WHAT YOU NEED TO DO — Everything from the line with "Output the Python" down to the line with "Ratios (Reference= Less" below must be printed exactly, those two lines included. Exclude pictures.

DATA SHOWN —

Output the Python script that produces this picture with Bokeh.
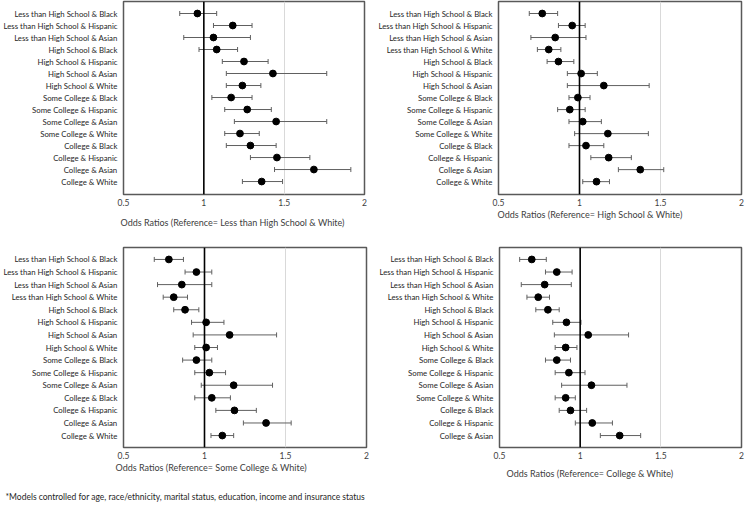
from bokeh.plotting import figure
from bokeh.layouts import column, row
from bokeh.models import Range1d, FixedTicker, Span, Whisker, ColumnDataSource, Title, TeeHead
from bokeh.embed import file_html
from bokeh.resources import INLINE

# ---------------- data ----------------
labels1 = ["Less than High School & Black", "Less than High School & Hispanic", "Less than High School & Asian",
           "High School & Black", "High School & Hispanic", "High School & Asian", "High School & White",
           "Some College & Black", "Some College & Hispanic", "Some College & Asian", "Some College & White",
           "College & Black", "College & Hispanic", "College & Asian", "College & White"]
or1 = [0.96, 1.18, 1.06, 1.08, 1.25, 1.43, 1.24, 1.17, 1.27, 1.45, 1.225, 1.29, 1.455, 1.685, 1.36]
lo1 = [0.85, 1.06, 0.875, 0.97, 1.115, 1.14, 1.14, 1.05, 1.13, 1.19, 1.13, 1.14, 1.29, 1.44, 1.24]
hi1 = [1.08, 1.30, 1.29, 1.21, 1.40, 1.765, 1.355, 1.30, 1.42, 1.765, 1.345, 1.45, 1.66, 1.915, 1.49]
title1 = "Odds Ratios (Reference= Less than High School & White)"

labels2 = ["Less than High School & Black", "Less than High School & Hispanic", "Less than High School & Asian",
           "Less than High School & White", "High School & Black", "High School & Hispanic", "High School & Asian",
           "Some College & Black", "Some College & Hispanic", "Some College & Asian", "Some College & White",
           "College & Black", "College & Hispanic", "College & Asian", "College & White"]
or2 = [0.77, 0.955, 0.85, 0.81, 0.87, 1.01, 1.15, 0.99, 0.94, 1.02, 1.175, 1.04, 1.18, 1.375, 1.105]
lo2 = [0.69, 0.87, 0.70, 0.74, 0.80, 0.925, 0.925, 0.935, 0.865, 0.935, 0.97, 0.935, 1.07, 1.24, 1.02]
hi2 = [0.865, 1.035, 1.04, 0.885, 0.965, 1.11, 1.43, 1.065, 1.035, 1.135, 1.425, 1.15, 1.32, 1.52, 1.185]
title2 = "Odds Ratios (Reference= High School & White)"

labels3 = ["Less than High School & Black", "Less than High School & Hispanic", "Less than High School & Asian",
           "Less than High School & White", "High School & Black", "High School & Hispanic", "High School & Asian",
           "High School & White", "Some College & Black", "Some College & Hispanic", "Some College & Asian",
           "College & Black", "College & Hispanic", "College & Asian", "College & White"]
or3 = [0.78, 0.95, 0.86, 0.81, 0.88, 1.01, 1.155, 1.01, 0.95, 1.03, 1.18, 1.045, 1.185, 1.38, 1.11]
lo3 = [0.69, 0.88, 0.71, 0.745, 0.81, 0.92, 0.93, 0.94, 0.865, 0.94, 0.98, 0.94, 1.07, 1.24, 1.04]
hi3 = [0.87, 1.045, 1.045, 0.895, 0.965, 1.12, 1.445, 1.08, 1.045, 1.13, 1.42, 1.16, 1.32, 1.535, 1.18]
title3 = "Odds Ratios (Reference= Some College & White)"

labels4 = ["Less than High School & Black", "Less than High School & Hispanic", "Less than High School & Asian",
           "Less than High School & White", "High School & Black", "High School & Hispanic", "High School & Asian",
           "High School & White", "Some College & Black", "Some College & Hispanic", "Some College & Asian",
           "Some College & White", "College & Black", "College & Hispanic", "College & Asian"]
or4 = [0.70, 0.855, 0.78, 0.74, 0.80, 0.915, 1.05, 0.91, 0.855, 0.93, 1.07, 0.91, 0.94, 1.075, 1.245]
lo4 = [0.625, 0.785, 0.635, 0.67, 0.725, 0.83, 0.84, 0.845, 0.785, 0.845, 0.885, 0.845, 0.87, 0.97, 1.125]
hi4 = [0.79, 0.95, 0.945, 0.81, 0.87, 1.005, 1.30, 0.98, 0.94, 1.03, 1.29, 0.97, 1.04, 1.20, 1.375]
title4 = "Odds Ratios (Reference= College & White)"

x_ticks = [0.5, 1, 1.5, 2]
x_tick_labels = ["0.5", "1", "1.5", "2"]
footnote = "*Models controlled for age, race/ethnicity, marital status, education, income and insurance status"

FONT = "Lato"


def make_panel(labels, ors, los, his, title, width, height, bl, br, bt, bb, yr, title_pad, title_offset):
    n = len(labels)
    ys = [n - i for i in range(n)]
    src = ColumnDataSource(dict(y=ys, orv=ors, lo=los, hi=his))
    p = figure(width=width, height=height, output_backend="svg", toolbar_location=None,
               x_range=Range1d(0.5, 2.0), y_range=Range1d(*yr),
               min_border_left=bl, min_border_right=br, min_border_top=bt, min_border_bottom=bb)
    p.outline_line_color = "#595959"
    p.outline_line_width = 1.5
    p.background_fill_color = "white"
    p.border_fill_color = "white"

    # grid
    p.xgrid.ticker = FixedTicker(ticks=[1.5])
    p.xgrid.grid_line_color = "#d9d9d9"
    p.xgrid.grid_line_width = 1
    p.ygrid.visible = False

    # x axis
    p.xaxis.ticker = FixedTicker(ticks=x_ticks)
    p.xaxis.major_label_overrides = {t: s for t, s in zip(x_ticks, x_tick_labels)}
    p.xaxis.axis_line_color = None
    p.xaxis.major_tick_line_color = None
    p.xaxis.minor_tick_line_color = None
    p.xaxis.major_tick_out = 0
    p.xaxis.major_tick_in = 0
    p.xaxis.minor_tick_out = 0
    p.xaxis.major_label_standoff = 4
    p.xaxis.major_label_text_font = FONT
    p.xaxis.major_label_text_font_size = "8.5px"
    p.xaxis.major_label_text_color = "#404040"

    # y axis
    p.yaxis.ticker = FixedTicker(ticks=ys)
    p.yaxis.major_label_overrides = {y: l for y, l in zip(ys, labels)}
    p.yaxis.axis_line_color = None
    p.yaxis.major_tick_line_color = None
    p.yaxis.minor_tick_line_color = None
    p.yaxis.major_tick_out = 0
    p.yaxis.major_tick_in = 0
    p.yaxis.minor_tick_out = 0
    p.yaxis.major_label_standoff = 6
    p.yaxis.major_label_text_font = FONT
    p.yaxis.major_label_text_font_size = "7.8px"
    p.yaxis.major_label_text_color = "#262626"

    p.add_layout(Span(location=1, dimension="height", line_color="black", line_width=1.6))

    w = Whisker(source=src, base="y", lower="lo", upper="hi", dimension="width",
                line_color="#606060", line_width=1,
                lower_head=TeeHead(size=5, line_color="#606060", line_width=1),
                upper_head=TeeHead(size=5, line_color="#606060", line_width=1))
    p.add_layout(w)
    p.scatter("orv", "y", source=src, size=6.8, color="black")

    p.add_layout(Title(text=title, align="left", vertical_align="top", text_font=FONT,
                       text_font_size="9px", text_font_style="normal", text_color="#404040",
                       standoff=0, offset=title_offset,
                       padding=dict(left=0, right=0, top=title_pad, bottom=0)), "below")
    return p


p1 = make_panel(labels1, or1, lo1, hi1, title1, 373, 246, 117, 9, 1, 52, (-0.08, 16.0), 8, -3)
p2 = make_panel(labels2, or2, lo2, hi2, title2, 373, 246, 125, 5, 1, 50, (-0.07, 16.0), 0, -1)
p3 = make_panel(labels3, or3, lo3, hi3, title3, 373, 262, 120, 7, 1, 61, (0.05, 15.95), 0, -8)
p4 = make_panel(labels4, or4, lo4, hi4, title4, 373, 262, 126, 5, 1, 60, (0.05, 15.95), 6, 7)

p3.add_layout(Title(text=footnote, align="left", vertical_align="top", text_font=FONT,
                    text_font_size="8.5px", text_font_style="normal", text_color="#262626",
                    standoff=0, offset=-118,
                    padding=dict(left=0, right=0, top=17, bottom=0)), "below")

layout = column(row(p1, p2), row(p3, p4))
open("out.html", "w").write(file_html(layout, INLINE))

--

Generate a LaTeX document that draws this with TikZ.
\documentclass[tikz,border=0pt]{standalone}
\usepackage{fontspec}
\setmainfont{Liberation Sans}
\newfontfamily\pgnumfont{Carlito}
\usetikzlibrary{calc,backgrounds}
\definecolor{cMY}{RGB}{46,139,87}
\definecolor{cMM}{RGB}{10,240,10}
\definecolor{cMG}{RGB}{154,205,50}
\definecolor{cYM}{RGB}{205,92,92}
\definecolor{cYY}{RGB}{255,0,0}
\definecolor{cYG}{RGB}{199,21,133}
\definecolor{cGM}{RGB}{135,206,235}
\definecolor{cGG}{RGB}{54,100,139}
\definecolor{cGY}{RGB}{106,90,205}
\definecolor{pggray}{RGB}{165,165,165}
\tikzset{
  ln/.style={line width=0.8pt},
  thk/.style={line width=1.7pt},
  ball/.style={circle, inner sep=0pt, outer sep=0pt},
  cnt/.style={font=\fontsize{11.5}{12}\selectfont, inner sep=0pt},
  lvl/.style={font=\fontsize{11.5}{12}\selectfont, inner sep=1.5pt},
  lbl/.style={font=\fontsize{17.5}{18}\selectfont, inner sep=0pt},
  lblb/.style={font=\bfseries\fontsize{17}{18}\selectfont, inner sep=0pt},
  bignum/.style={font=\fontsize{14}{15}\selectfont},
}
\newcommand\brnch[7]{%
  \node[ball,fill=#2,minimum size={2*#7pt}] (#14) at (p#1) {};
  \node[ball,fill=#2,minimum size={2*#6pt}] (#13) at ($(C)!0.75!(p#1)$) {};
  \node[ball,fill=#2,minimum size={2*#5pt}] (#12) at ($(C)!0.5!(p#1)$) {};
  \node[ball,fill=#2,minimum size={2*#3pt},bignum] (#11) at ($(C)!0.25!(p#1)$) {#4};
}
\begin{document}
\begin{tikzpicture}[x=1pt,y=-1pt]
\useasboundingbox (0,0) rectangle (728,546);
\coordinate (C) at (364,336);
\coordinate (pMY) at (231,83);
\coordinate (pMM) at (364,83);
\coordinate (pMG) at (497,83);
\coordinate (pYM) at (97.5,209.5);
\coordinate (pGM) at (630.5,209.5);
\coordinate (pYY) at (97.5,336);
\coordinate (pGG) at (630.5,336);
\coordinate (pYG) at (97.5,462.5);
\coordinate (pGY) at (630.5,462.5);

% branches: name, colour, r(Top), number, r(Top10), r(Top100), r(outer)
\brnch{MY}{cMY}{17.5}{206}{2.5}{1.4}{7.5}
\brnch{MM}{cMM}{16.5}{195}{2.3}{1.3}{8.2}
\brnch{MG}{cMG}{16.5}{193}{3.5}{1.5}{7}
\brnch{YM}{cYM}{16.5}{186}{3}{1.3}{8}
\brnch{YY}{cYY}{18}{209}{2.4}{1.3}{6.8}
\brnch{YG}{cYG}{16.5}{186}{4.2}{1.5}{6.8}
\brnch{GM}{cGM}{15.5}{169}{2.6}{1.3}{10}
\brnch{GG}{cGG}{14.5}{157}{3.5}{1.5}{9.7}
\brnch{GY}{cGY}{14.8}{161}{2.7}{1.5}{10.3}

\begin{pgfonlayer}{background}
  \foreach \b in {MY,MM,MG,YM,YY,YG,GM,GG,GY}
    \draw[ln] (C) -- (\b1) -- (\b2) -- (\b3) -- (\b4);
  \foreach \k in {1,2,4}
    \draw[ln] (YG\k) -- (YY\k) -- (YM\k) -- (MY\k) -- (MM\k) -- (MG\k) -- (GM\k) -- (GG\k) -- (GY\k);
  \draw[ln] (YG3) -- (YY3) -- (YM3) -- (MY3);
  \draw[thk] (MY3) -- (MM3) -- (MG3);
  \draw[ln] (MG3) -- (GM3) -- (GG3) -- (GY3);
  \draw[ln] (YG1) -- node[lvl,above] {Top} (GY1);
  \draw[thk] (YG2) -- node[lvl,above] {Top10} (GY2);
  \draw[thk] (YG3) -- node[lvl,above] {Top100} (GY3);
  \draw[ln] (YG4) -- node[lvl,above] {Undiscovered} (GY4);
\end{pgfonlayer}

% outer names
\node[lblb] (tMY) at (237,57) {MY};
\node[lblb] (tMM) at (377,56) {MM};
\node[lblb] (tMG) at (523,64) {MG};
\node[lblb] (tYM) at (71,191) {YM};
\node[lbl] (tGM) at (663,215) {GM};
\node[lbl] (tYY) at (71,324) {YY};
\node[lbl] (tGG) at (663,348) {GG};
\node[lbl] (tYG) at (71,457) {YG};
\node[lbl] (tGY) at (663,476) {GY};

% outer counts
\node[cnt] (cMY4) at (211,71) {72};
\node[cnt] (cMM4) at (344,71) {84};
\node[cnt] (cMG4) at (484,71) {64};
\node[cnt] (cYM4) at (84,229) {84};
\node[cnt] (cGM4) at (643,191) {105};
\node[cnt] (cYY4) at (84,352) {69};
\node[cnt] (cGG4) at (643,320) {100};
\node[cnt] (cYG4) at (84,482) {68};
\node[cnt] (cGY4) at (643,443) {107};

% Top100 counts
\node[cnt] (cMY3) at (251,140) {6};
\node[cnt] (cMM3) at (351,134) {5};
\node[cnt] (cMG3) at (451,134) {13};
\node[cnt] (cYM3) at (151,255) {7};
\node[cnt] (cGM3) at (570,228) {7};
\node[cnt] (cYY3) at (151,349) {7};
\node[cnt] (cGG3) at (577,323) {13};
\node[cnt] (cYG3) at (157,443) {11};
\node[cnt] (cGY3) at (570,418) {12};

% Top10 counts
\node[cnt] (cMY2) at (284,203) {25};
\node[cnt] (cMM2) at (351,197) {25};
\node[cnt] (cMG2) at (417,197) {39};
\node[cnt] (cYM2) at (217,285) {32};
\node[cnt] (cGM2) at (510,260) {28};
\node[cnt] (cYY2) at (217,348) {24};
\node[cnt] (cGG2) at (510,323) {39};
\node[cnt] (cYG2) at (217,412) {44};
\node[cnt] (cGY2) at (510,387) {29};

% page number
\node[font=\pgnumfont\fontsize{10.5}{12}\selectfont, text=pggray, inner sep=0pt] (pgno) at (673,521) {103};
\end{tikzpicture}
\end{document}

FULL ANSWER —
Output the Python script that produces this picture with Bokeh.
from bokeh.plotting import figure
from bokeh.layouts import column, row
from bokeh.models import Range1d, FixedTicker, Span, Whisker, ColumnDataSource, Title, TeeHead
from bokeh.embed import file_html
from bokeh.resources import INLINE

# ---------------- data ----------------
labels1 = ["Less than High School & Black", "Less than High School & Hispanic", "Less than High School & Asian",
           "High School & Black", "High School & Hispanic", "High School & Asian", "High School & White",
           "Some College & Black", "Some College & Hispanic", "Some College & Asian", "Some College & White",
           "College & Black", "College & Hispanic", "College & Asian", "College & White"]
or1 = [0.96, 1.18, 1.06, 1.08, 1.25, 1.43, 1.24, 1.17, 1.27, 1.45, 1.225, 1.29, 1.455, 1.685, 1.36]
lo1 = [0.85, 1.06, 0.875, 0.97, 1.115, 1.14, 1.14, 1.05, 1.13, 1.19, 1.13, 1.14, 1.29, 1.44, 1.24]
hi1 = [1.08, 1.30, 1.29, 1.21, 1.40, 1.765, 1.355, 1.30, 1.42, 1.765, 1.345, 1.45, 1.66, 1.915, 1.49]
title1 = "Odds Ratios (Reference= Less than High School & White)"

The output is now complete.